«Я послал тебе черную розу…»
«Я послал тебе черную розу…»
Сталинский альянс с Гитлером окончательно развеял иллюзию многих тысяч жертв беззакония, томившихся в переполненных тюрьмах и все еще продолжавших верить, что их арест — трагическое недоразумение, ошибка, и не более того…
Скрепленный в августе тридцать девятого рукопожатием Молотов — Риббентроп, альянс этот отозвался по стране сотнями тысяч обвинительных приговоров…
Следственные тюрьмы после некоторого затишья снова спешно разгружались в лагеря…
Особое совещание свирепствовало.
Тюремная морзянка отстучала новость: «Привезли очередную «зарплату» из ОСО. Дают по три, по пять и по восемь…» Так вот почему хлопают двери камер, слышатся голоса надзирателей, стучат и шаркают шаги на галерках… Скоро, значит, дойдет очередь и до нас, грешных, скоро мы узнаем, сколько кому причитается за полуторагодовалый «пансион» в «Крестах», — развязка близится.

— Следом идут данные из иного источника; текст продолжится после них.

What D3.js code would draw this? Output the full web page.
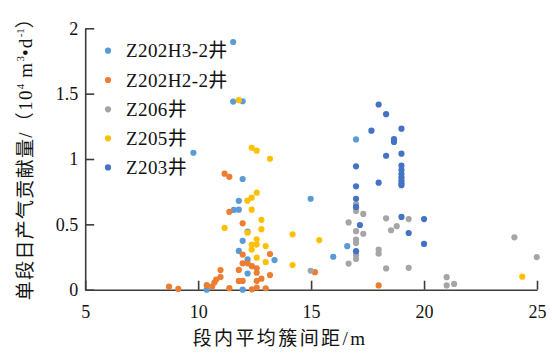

…С металлическим лязгом, словно передернули затвор винтовки, открылась «кормушка». Показалось лицо надзирателя. Камера притихла… Пошелестев в руках бумагами, надзиратель громко зачитал несколько фамилий (мою в том числе). Получив ответное: «Есть», скомандовал: «На выход. С вещами».
Нас погнали вниз, на «пятачок» корпуса, и приобщили к группе заключенных из других камер, сидевших на корточках у дверей канцелярии. Вызывали поодиночке.
Ну вот, кажется, и всё… И конец неизвестности! Ружье выстрелило! Заочное судилище состоялось, и я уже не подследственный — я осужденный. Пять лет Колымы!
Несколько минут назад в присутствии начальника тюрьмы мне зачитали выписку из постановления ОСО НКВД СССР и предложили расписаться в уведомлении.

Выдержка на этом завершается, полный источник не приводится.